What a fair system really requires is scarcity integrity. All systems devised so far can be debased. However, debasement is not necessarily an intrinsic property of any of them. Clearly, a fair public money system must at the very minimum be either publicly-owned fractional, where there is legislative control over the reserve ratio, or fully-backed, in which case ownership of the unbacked fraction is irrelevant (there is no unbacked fraction). Fiat currency is unsound, but not in the sense that it will inevitably lead to total loss of value. Loss of value occurs at the discretion of whoever can effectively manipulate the reserve ratio via scarcity-unit creation and ownership unilaterally and clandestinely, concealed from other holders (i.e. without their consent).

As concluded, privately-owned fractional banking is not a fair system because, in short, it facilitates private confiscation of public property, represented by the public money.
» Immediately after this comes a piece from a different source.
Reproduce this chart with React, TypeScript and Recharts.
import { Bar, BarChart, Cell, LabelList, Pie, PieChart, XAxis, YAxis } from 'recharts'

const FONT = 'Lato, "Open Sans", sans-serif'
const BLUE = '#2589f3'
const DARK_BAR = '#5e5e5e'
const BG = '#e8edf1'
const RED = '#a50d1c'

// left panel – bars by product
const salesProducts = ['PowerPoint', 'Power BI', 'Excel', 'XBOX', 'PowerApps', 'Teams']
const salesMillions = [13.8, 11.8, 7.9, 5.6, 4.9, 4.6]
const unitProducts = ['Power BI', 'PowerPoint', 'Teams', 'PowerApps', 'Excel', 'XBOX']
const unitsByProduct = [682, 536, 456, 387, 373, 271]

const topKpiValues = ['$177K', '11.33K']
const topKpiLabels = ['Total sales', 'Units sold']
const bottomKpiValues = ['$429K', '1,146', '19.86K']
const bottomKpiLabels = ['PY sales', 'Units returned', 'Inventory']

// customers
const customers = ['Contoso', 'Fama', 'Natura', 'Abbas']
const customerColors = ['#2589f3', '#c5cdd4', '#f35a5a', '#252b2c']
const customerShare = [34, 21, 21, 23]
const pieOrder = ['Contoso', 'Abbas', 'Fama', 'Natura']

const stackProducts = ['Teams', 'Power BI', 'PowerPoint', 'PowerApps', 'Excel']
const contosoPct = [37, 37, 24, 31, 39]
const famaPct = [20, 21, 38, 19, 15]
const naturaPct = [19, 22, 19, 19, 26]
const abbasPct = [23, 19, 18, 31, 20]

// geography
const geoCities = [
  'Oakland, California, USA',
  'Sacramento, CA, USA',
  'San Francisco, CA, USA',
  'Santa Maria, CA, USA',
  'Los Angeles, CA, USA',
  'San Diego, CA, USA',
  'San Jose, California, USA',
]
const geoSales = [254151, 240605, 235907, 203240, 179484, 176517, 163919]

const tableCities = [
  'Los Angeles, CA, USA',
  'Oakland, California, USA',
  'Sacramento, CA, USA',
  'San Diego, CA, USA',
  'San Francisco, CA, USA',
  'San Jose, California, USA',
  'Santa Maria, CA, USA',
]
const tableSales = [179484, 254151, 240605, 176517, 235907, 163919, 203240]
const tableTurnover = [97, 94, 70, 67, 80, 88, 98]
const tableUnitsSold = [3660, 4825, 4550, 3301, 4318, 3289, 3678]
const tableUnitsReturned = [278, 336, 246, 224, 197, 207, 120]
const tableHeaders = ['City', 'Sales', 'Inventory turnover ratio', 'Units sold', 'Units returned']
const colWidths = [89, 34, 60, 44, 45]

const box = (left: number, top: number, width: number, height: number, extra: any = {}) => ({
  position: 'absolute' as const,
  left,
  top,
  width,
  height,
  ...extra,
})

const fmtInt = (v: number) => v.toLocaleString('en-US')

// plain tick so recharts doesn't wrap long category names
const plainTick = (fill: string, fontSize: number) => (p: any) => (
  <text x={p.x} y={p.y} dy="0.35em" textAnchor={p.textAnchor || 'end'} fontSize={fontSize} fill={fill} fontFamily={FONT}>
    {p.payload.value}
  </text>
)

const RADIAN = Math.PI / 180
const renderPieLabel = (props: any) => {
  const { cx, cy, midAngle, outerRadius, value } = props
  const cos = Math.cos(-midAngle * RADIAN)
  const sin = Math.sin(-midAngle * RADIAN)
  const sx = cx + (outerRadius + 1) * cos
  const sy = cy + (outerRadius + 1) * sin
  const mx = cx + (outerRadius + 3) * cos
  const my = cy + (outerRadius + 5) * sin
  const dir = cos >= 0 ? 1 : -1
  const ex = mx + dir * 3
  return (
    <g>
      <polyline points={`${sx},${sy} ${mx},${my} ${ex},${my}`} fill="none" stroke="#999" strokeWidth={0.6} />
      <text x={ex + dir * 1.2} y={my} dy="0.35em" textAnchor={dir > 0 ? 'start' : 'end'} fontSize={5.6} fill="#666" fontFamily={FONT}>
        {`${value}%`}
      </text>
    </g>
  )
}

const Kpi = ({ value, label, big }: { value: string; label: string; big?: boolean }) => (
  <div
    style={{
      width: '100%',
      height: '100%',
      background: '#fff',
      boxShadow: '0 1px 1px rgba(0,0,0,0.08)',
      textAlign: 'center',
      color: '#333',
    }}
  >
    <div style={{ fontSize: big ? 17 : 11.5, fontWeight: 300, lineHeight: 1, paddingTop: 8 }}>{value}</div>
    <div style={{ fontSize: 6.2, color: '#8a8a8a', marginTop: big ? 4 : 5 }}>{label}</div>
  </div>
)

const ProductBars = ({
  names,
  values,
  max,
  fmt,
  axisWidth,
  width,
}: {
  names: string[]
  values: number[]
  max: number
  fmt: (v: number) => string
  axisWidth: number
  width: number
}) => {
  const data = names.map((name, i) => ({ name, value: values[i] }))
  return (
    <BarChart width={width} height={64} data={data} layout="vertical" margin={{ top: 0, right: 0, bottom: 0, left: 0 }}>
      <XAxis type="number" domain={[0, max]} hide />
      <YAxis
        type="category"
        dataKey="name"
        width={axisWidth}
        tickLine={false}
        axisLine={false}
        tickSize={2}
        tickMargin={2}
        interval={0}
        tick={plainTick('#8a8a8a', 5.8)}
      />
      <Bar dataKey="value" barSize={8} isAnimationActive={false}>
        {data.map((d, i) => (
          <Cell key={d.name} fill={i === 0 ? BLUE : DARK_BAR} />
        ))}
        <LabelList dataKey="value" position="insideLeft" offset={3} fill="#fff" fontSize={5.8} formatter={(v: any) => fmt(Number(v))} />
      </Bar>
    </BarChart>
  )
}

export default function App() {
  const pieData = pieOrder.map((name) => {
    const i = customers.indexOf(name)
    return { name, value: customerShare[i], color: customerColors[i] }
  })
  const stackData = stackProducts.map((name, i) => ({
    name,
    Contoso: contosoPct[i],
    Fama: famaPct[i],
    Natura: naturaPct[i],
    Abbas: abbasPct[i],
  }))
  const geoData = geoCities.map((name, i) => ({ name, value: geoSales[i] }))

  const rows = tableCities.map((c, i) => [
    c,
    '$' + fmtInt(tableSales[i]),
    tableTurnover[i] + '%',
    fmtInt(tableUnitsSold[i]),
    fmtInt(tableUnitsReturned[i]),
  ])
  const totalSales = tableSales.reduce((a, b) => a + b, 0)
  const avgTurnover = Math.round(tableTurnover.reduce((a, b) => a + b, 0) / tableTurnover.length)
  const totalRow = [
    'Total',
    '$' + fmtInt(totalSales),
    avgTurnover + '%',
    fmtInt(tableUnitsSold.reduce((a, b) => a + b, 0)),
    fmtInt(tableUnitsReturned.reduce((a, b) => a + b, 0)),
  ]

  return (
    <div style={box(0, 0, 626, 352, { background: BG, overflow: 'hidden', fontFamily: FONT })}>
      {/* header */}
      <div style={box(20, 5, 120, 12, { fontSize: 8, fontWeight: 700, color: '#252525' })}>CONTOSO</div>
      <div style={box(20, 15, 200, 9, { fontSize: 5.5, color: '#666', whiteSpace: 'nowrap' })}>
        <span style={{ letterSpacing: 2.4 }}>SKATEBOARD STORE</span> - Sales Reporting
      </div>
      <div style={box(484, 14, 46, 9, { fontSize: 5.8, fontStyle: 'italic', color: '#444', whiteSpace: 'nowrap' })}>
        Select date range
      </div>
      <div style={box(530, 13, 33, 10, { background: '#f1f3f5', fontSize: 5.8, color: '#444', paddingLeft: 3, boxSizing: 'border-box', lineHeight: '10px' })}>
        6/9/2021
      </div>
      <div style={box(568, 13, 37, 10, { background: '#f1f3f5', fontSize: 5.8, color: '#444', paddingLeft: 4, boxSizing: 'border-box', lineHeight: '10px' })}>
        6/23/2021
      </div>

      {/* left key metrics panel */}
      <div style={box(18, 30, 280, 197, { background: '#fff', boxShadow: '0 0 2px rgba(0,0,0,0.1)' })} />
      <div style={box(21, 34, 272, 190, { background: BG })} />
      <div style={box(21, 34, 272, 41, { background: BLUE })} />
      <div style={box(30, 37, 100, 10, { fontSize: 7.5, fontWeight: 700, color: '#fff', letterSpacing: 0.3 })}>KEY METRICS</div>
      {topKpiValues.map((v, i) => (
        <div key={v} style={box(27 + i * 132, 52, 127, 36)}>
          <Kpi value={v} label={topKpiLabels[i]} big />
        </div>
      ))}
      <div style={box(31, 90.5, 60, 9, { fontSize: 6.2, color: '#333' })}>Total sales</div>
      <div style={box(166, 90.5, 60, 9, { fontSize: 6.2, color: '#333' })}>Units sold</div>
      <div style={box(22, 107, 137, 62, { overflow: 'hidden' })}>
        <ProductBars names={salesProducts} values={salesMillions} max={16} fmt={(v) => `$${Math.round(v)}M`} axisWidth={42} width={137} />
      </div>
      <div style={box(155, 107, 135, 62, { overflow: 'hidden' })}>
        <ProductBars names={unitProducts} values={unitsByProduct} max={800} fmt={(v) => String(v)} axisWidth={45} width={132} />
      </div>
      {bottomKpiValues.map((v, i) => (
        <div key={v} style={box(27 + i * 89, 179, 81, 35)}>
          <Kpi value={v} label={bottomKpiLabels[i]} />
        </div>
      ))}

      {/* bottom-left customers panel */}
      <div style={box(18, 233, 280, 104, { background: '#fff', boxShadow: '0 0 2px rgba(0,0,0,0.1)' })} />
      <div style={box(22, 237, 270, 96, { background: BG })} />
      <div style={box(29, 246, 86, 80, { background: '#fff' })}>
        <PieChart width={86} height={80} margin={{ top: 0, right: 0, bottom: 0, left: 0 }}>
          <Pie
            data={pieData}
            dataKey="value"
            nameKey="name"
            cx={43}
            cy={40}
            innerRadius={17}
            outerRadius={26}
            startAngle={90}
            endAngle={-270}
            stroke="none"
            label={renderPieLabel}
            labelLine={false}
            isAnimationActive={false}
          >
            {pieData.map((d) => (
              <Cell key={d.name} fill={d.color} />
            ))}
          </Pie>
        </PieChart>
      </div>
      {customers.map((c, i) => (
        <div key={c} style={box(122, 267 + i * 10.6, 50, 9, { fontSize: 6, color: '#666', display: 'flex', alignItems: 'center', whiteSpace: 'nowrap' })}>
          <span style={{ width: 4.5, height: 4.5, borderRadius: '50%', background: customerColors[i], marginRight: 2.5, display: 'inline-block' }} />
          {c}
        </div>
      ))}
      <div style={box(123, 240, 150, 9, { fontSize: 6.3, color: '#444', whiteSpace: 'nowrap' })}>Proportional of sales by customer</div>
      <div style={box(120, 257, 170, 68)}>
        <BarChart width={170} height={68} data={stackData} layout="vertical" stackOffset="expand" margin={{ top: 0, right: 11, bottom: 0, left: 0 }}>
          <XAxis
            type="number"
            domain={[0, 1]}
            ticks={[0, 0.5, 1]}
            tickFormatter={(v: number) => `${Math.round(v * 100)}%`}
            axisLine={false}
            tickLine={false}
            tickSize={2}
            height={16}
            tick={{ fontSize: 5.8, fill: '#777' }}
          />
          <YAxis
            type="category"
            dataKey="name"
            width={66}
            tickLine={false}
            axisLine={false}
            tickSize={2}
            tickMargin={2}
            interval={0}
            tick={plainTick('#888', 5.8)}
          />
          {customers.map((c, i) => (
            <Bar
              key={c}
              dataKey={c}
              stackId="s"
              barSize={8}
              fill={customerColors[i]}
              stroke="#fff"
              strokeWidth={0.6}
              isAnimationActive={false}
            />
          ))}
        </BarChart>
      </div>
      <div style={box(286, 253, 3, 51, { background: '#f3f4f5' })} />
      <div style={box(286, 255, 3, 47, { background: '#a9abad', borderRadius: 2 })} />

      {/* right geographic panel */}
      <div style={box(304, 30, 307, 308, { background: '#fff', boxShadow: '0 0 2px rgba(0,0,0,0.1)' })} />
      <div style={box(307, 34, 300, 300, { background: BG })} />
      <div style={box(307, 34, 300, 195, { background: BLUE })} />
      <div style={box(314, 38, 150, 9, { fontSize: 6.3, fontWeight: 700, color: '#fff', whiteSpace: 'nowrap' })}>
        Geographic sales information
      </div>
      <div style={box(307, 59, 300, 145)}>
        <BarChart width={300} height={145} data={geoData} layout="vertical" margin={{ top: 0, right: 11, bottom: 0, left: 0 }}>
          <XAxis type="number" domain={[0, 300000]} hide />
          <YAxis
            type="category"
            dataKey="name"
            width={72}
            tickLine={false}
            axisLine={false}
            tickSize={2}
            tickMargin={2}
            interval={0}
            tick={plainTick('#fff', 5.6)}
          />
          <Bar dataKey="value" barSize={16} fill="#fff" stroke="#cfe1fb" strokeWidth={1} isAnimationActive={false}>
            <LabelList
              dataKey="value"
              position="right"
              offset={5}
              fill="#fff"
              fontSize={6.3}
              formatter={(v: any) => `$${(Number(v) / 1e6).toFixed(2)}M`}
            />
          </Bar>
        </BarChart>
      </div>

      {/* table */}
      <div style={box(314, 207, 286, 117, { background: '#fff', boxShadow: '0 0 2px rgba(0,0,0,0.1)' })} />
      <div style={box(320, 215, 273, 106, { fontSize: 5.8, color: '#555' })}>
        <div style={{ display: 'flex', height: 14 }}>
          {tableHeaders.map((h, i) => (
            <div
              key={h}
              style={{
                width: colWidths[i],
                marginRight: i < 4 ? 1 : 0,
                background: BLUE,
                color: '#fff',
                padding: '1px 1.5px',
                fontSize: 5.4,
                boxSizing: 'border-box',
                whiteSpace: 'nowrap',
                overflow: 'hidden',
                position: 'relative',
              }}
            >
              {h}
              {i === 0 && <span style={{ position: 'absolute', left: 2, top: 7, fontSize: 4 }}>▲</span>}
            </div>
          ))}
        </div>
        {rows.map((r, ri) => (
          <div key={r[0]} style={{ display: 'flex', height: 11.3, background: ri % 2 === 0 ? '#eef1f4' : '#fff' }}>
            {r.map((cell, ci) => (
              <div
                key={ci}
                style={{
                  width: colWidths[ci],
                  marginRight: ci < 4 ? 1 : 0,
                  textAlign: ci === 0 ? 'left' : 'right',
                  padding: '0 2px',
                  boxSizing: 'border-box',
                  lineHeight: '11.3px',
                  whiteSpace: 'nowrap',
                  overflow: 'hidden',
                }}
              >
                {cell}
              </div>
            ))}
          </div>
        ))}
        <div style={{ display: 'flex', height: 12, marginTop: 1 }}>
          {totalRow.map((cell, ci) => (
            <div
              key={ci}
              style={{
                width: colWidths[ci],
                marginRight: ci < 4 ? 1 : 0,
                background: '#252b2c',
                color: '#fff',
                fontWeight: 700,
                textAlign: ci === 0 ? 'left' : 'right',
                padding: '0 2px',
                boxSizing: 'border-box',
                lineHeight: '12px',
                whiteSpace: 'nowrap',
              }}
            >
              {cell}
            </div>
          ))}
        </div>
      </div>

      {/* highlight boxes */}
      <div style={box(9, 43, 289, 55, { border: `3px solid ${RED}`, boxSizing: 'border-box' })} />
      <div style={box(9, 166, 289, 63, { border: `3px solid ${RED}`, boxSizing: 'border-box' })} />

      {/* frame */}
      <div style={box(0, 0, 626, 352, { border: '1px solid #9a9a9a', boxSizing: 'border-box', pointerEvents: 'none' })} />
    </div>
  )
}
However, it is not necessarily unsound in the sense that it is unstable or will always collapse. Collapse occurs as reserve ratio tends to 0. With negligent, malignant, greedy etc. administration, money moves through the “backing continuum” from full, to fractional, to fiat. But even private expansion owners would presumably seek to avoid r = 0. Privately-owned fractional banking can be quite sound.

Apparently, the unrecognized dichotomy of fairness vs. soundness lies at the heart of much economic theory. One does not necessarily imply the other.

Bitcoin can have at most 21 million of coins, no more, (maybe less for technical reasons). Nobody can create and add coins out of thin air, but you can divid a coin up to eight digits. Coins are distributed gradually as a reward to nodes contributing to the integrity of the system.

The blip-system with totally fixed number of blips owners that are the participating node in the system, issues blips based on any arbitrary but agreed-on criteria to the money holders, such as work or tangible assets. This is done gradually. It seems counterintuitive, but such a system is inherently feasible and practical.